From 1990 to 1997, he resided in Rome as a student at the Pontifical Greek College. During this period, he completed his philosophical studies at the Pontifical Urban University and his theological studies at the Pontifical Gregorian University. He later obtained a licentiate in moral theology from the Pontifical Lateran University and completed specialized studies in bioethics at the Pontifical Alphonsian Academy.

=== Priesthood ===
Valov was ordained a priest on 11 October 1997 by Bishop Christo Proykov for the Apostolic Exarchate of Sofia.

In 1999, he was appointed parish priest of the Dormition of Mary church in the village of Novo Delchevo, Blagoevgrad Province. In 2009, he took on the additional spiritual care of the Saint John XXIII parish in Sandanski.

Within the eparchy, Valov was appointed Chancellor in 2009. He served as the delegate of the Catholic Church to the National Council of Religious Communities in Bulgaria from 2008, and in 2020 he became the secretary-general of the Inter-ritual Bishops' Conference of Bulgaria. From 2022, he also served as the president of the governing board of Caritas Sofia.

=== Episcopal ministry ===
On 8 April 2024, Pope Francis appointed Valov as the second Eparch of the Bulgarian Greek Catholic Eparchy of Saint John XXIII of Sofia, succeeding Bishop Christo Proykov, who resigned upon reaching the age limit.

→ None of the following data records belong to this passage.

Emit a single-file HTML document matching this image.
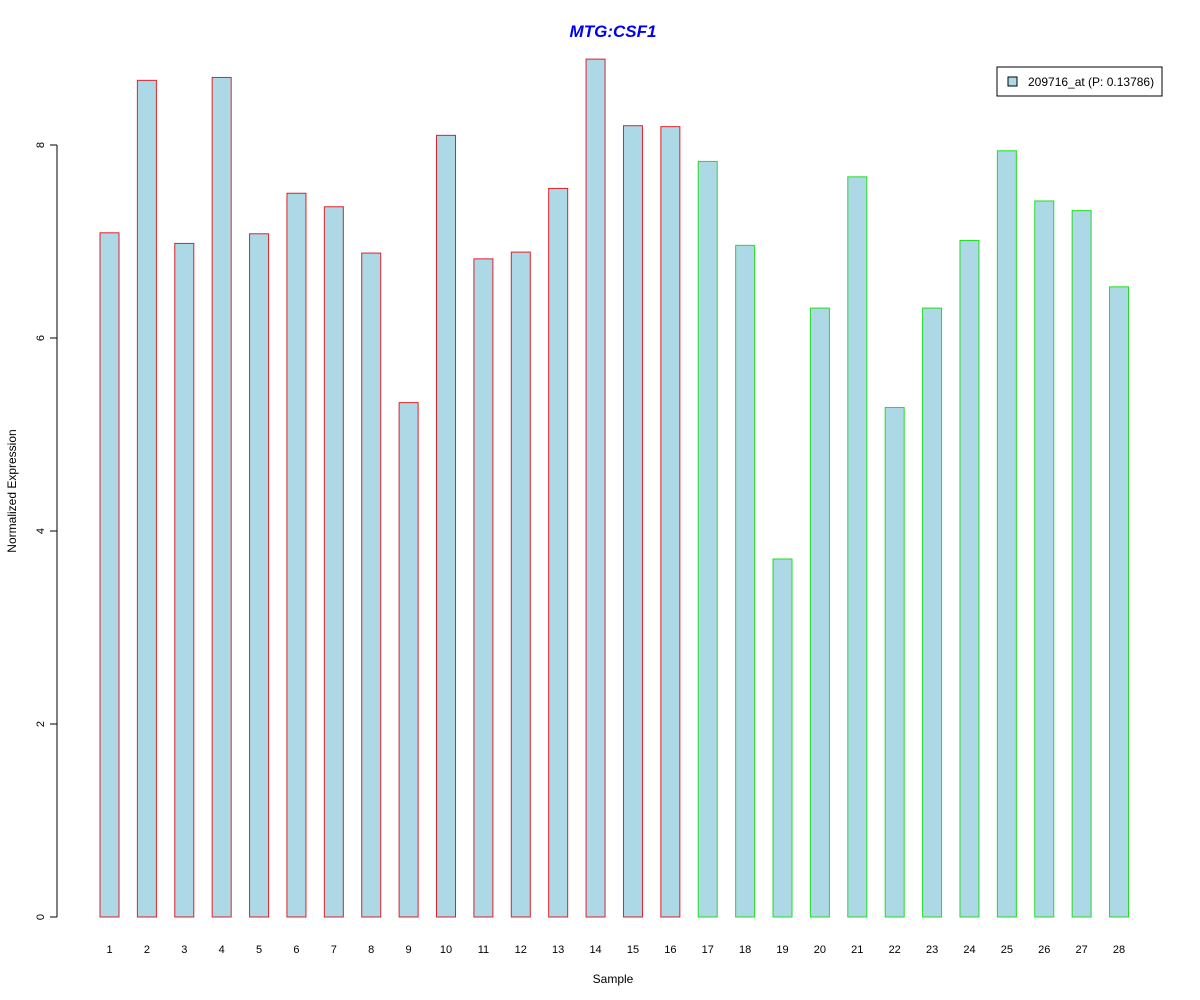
<!DOCTYPE html>
<html><head><meta charset="utf-8"><style>
body{margin:0;background:#fff;}
svg{display:block;font-family:"Liberation Sans",Arial,sans-serif;}
</style></head><body>
<svg id="chart" width="1200" height="1000">
<text x="613" y="37" text-anchor="middle" font-size="17" font-weight="bold" font-style="italic" fill="#0000ee">MTG:CSF1</text>
<text x="613" y="983" text-anchor="middle" font-size="12" fill="#000">Sample</text>
<text transform="translate(16,491) rotate(-90)" text-anchor="middle" font-size="12" fill="#000">Normalized Expression</text>
<g id="yaxis"></g>
<g id="bars"></g>
<g id="xlabels"></g>
<g>
<rect x="997" y="67" width="165" height="29" fill="#fff" stroke="#000" stroke-width="1"/>
<rect x="1008" y="77" width="9" height="9" fill="#add8e6" stroke="#000" stroke-width="1"/>
<text x="1028" y="86" font-size="12" fill="#000">209716_at (P: 0.13786)</text>
</g>
</svg>
<script>
const categories = ["1","2","3","4","5","6","7","8","9","10","11","12","13","14","15","16","17","18","19","20","21","22","23","24","25","26","27","28"];
const values = [7.09,8.67,6.98,8.70,7.08,7.50,7.36,6.88,5.33,8.10,6.82,6.89,7.55,8.89,8.20,8.19,7.83,6.96,3.71,6.31,7.67,5.28,6.31,7.01,7.94,7.42,7.32,6.53];
const groups = ["a","a","a","a","a","a","a","a","a","a","a","a","a","a","a","a","b","b","b","b","b","b","b","b","b","b","b","b"];
const yTicks = [0,2,4,6,8];
const NS="http://www.w3.org/2000/svg";
const y0=917, pxPerUnit=96.5;
const yScale=v=>y0-v*pxPerUnit;
const xScale=i=>109.5+i*37.39;
const bw=19;
function mk(tag,attrs,parent){const e=document.createElementNS(NS,tag);for(const k in attrs)e.setAttribute(k,attrs[k]);parent.appendChild(e);return e;}
const ya=document.getElementById('yaxis');
const ax=mk('line',{x1:57,x2:57,y1:yScale(yTicks[0]),y2:yScale(yTicks[yTicks.length-1]),stroke:'#000'},ya);


yTicks.forEach(t=>{
  const tk=mk('line',{x1:50,x2:57,y1:yScale(t),y2:yScale(t),stroke:'#000'},ya);
  
  
  const tx=mk('text',{transform:`translate(44,${yScale(t)}) rotate(-90)`,'text-anchor':'middle','font-size':11},ya);
  tx.textContent=t;
  
  
});
const bg=document.getElementById('bars'), xl=document.getElementById('xlabels');
values.forEach((v,i)=>{
  const r=mk('rect',{x:xScale(i)-bw/2,y:yScale(v),width:bw,height:yScale(0)-yScale(v),fill:'#add8e6',stroke:groups[i]==='a'?'#e0202a':'#22dd22','stroke-width':1},bg);
  
  
  const t=mk('text',{x:xScale(i),y:953,'text-anchor':'middle','font-size':11},xl);
  t.textContent=categories[i];
  
  
});
</script>
</body></html>
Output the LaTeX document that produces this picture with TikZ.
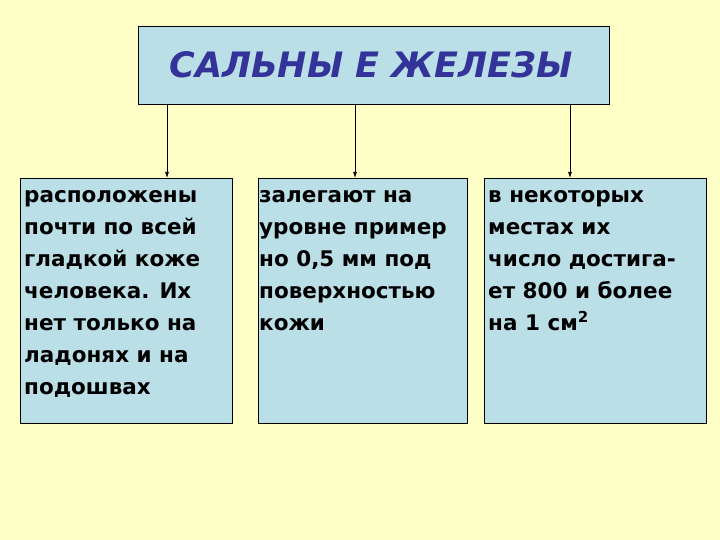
\documentclass[tikz,border=0pt]{standalone}
\usepackage{fontspec}
\usetikzlibrary{arrows.meta}
\setmainfont{DejaVu Sans}
\definecolor{bg}{HTML}{FFFFC8}
\definecolor{boxc}{HTML}{BBDFE6}
\definecolor{titc}{HTML}{333399}
\begin{document}
\begin{tikzpicture}[x=1pt,y=-1pt,
  bx/.style={draw=black,fill=boxc,line width=0.8pt},
  txt/.style={anchor=north west,align=left,inner sep=0pt,font=\fontsize{21.5}{32}\selectfont\bfseries},
  arr/.style={-{Latex[length=6pt,width=4pt]},line width=0.7pt}]
\path[fill=bg] (0,0) rectangle (720,540);
\useasboundingbox (0,0) rectangle (720,540);
\draw[bx] (138,26) rectangle (609,104);
\node (t) at (371,65) {\fontsize{35}{40}\selectfont\bfseries\itshape\color{titc}САЛЬНЫ Е ЖЕЛЕЗЫ};
\coordinate (tb1) at (167,104); \coordinate (tb2) at (355,104); \coordinate (tb3) at (570,104);
\draw[bx] (20,178) rectangle (232,423);
\draw[bx] (258,178) rectangle (467,423);
\draw[bx] (484,178) rectangle (706,423);
\coordinate (b1) at (167,178); \coordinate (b2) at (355,178); \coordinate (b3) at (570,178);
\draw[arr] (tb1) -- (b1);
\draw[arr] (tb2) -- (b2);
\draw[arr] (tb3) -- (b3);
\node[txt] (l) at (24,190) {расположены\\почти по всей\\гладкой коже\\человека. Их\\нет только на\\ладонях и на\\подошвах};
\node[txt] (m) at (259,190) {залегают на\\уровне пример\\но 0,5 мм под\\поверхностью\\кожи};
\node[txt] (r) at (488,190) {в некоторых\\местах их\\число достига-\\ет 800 и более\\на 1 см\textsuperscript{2}};
\end{tikzpicture}
\end{document}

He was consecrated as a bishop on 6 July 2024 during a divine liturgy held at the Cathedral of the Dormition of the Mother of God in Sofia. The principal consecrator was his predecessor, Bishop Christo Proykov, assisted by Bishop Strahil Kavalenov of the Latin Catholic Diocese of Nicopolis and Bishop Manuel Nin, Apostolic Exarch of Greece.